Joe and I sat down for lunch accompanied by three wines of current release. I was immediately intrigued by the first, which had been poured as an aperitif. I picked it up, looked at the handsome label and asked about its title, Tamarix.

“This,” Joe said, “is our Blanc de Pinot Noir, from whole-cluster fermentation. We sell it only here at the winery. It’s our bestseller.”

This wine is redolent of strawberries. From its color comes the name Tamarix, a fragile pink wildflower that grows on the ranch. It’s worth a trip to the Carneros, one of the most prestigious viticultural appellations in the world, to get this wine. Only 500 cases of this 1988 edition were made.

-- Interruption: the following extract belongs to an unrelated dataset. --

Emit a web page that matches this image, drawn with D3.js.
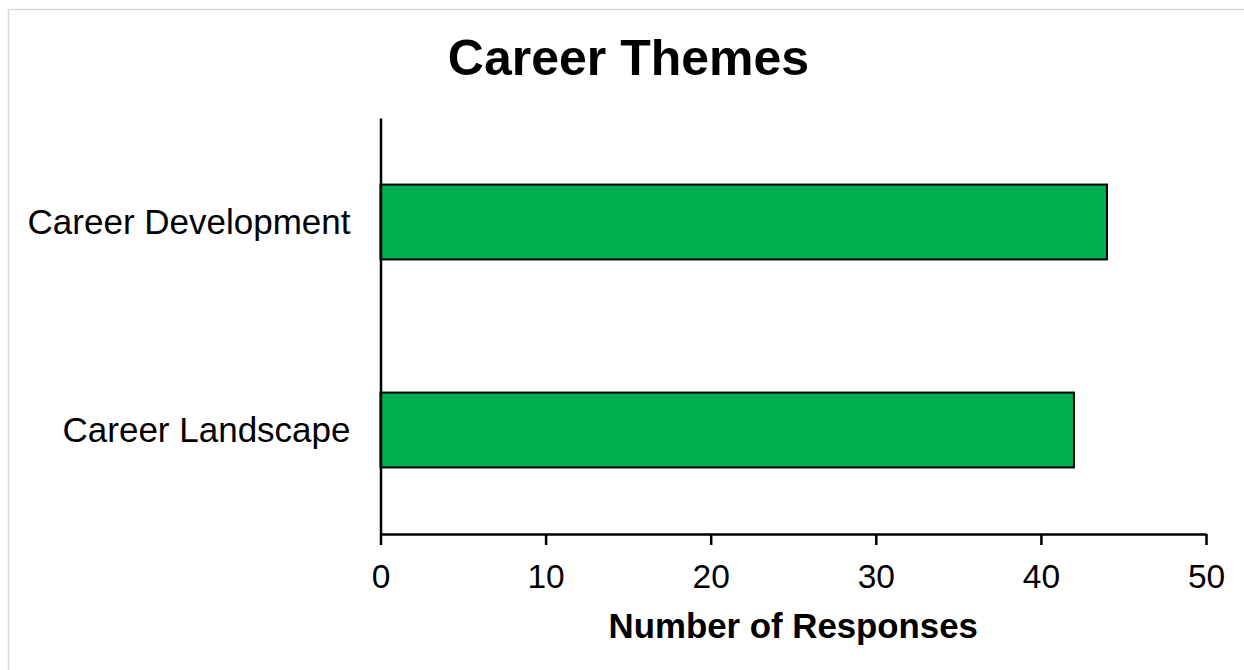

Of course, there’s a Chardonnay. The Roche 1989 Carneros Chardonnay ($12.95) is 75% barrel-fermented, with the remainder fermented in stainless steel. Forty percent of the blend undergoes malolactic fermentation, aged sur lies in new Allier French oak barrels, all of which rounds it out to a buttery-smooth richness with an intrinsic delicacy of fruit. The 1989 Carneros Pinot Noir ($16.95) has no hint of the tar-bitterness that some wines from this varietal have--just berry-cherry aromatics. It easily brings new kudos for this varietal in the Carneros.